Here's something that would have seemed obvious to any shopper in 1965 but reads almost like a discovery now: buying old furniture is often smarter than buying new. A solid walnut dresser from 1962 found at an estate sale for $50 is built from materials and with joinery that a $500 dresser from a national chain simply cannot match.
This is why estate sales, thrift stores, and online secondhand marketplaces are full of retirees — and increasingly, their grandchildren — hunting for mid-century American pieces. The word has gotten out. A Drexel or Broyhill or Ethan Allen piece from the 1960s, even one that needs refinishing or new hardware, has decades of useful life left in it. The same cannot be said for most furniture sold at retail today.

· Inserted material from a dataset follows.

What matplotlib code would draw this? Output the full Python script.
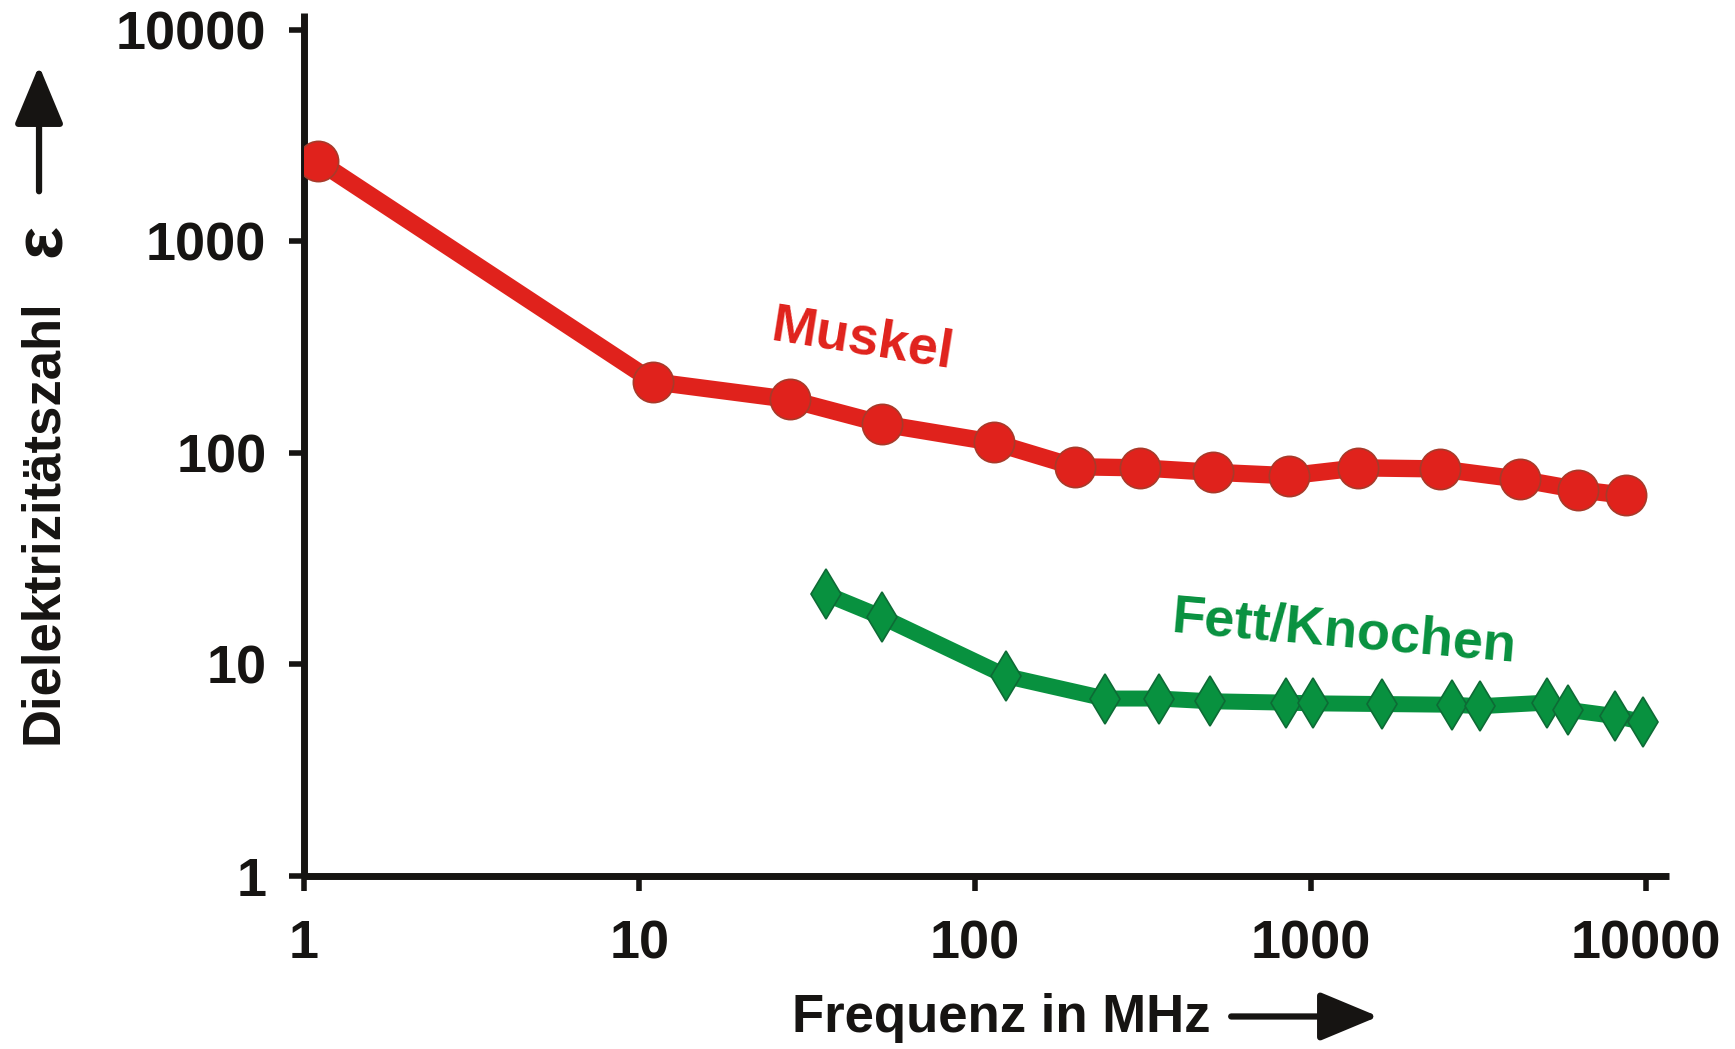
import matplotlib.pyplot as plt
from matplotlib.patches import FancyArrowPatch

plt.rcParams['font.family'] = ['Liberation Sans', 'DejaVu Sans']
plt.rcParams['font.weight'] = 'bold'

# Dielektrizitätszahl über Frequenz (MHz)
muskel_f = [1.1, 11, 28, 53, 114, 198, 310, 512, 865, 1390, 2430, 4220, 6270, 8720]
muskel_eps = [2400, 217, 179, 137, 112, 86, 85, 81, 78, 85, 84, 75, 67, 63]

fett_f = [36, 53, 124, 244, 354, 502, 848, 1017, 1630, 2640, 3200, 5070, 5860, 8090, 9800]
fett_eps = [21.5, 16.7, 8.8, 6.9, 6.9, 6.7, 6.6, 6.55, 6.5, 6.45, 6.35, 6.6, 6.1, 5.7, 5.35]

ticks = [1, 10, 100, 1000, 10000]
tick_labels = ['1', '10', '100', '1000', '10000']

red = '#e0221c'
green = '#08913f'
black = '#161412'

fig = plt.figure(figsize=(17.35, 10.49), dpi=100)
ax = fig.add_axes([0.1752, 0.1649, 0.7867, 0.8227])

ax.plot(muskel_f, muskel_eps, color=red, lw=12.5, marker='o', ms=29,
        mfc=red, mec='#a83a2a', mew=1.2, solid_joinstyle='round',
        solid_capstyle='round', zorder=3)
ax.plot(fett_f, fett_eps, color=green, lw=11.5, marker='d', ms=25,
        mfc=green, mec='#0d6b35', mew=1.2, solid_joinstyle='round', zorder=3)

ax.set_xscale('log')
ax.set_yscale('log')
ax.set_xlim(1, 11700)
ax.set_ylim(1, 12000)
ax.set_xticks(ticks)
ax.set_xticklabels(tick_labels)
ax.set_yticks(ticks)
ax.set_yticklabels(tick_labels)
ax.minorticks_off()

for s in ['top', 'right']:
    ax.spines[s].set_visible(False)
for s in ['left', 'bottom']:
    ax.spines[s].set_linewidth(5)
    ax.spines[s].set_color(black)
    ax.spines[s].set_capstyle('butt')

ax.tick_params(axis='both', which='major', direction='out', length=11, width=4,
               color=black, labelsize=39, labelcolor=black)
ax.tick_params(axis='x', pad=20)
ax.tick_params(axis='y', pad=16)

ax.text(46, 340, 'Muskel', color=red, fontsize=39, fontweight='bold',
        rotation=-9, ha='center', va='center')
ax.text(1260, 14, 'Fett/Knochen', color=green, fontsize=39, fontweight='bold',
        rotation=-5, ha='center', va='center')

# Achsenbeschriftungen mit Pfeilen
fig.text(0.0245, 0.503, 'Dielektrizitätszahl', rotation=90, ha='center',
         va='center', fontsize=38, color=black)
fig.text(0.0245, 0.771, 'ε', rotation=90, ha='center', va='center',
         fontsize=50, color=black)
fig.text(0.577, 0.030, 'Frequenz in MHz', ha='center', va='center',
         fontsize=38, color=black)

arrow_style = '-|>,head_length=36,head_width=15'
fig.add_artist(FancyArrowPatch((0.0225, 0.815), (0.0225, 0.940),
                               transform=fig.transFigure, arrowstyle=arrow_style,
                               mutation_scale=1, lw=4.5, color=black))
fig.add_artist(FancyArrowPatch((0.708, 0.031), (0.796, 0.031),
                               transform=fig.transFigure, arrowstyle=arrow_style,
                               mutation_scale=1, lw=4.5, color=black))

fig.savefig('out.png', dpi=100, facecolor='white')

Beyond the practical value, there's something else at work. Owning a piece of furniture built by someone who took genuine pride in the work connects you to a set of values — craftsmanship, durability, honesty of materials — that feel worth holding onto. That old dresser in the guest room isn't just furniture. It's evidence that things were once made the right way, and a reminder that quality you can actually feel is still out there if you know where to look.
Practical Strategies
Check the Drawer Construction First
Flip open a drawer and look at the corners. Dovetail joinery — the interlocking fan-shaped cuts — is the clearest sign of quality construction and was standard in well-made 1960s furniture. If the corners are stapled or just glued with a simple butt joint, walk away regardless of how good the piece looks from the front.:
Learn the Reliable Brand Names
Certain American manufacturers from the 1960s built consistently quality work: Drexel, Broyhill, Ethan Allen, Lane, Henredon, and Thomasville are names worth knowing. Pieces from these makers show up regularly at estate sales and often sell for far less than their actual durability warrants, simply because today's buyers don't recognize the names.:
Estate Sales Beat Antique Stores
Antique dealers already know the value of 1960s furniture and price accordingly. Estate sales — especially those run by families rather than professional liquidators — often price pieces to move quickly, which means genuine hardwood furniture from the 1960s can be had for a fraction of what a dealer would charge. Arriving early on the first day is the standard advice for a reason.:
Don't Overlook Pieces That Need Work
A 1963 dresser with worn finish or missing hardware is still a 1963 dresser. The bones — the solid wood, the joinery, the drawer slides — are what matter most, and those hold up far better than the surface. Light refinishing with a quality oil or wax finish can restore a piece to better-than-original condition without removing its character.:
Tap the Solid Wood Test
Knock on the surface with your knuckle. Solid hardwood produces a dull, dense thud. Particleboard or MDF gives a hollow, papery sound that's immediately recognizable once you've heard it. This simple test takes two seconds and tells you more about a piece's construction than any label or tag.:
The furniture built in the 1960s wasn't magic — it was the product of real wood, skilled hands, honest buyer expectations, and a cultural attitude toward work that treated quality as non-negotiable. That combination doesn't exist in today's mass-market furniture industry, but the pieces it produced are still out there, still solid, still worth owning. If you've inherited a mid-century dresser or dining set, hang onto it. And if you haven't, the next estate sale in your area might be the best furniture shopping trip you've taken in years.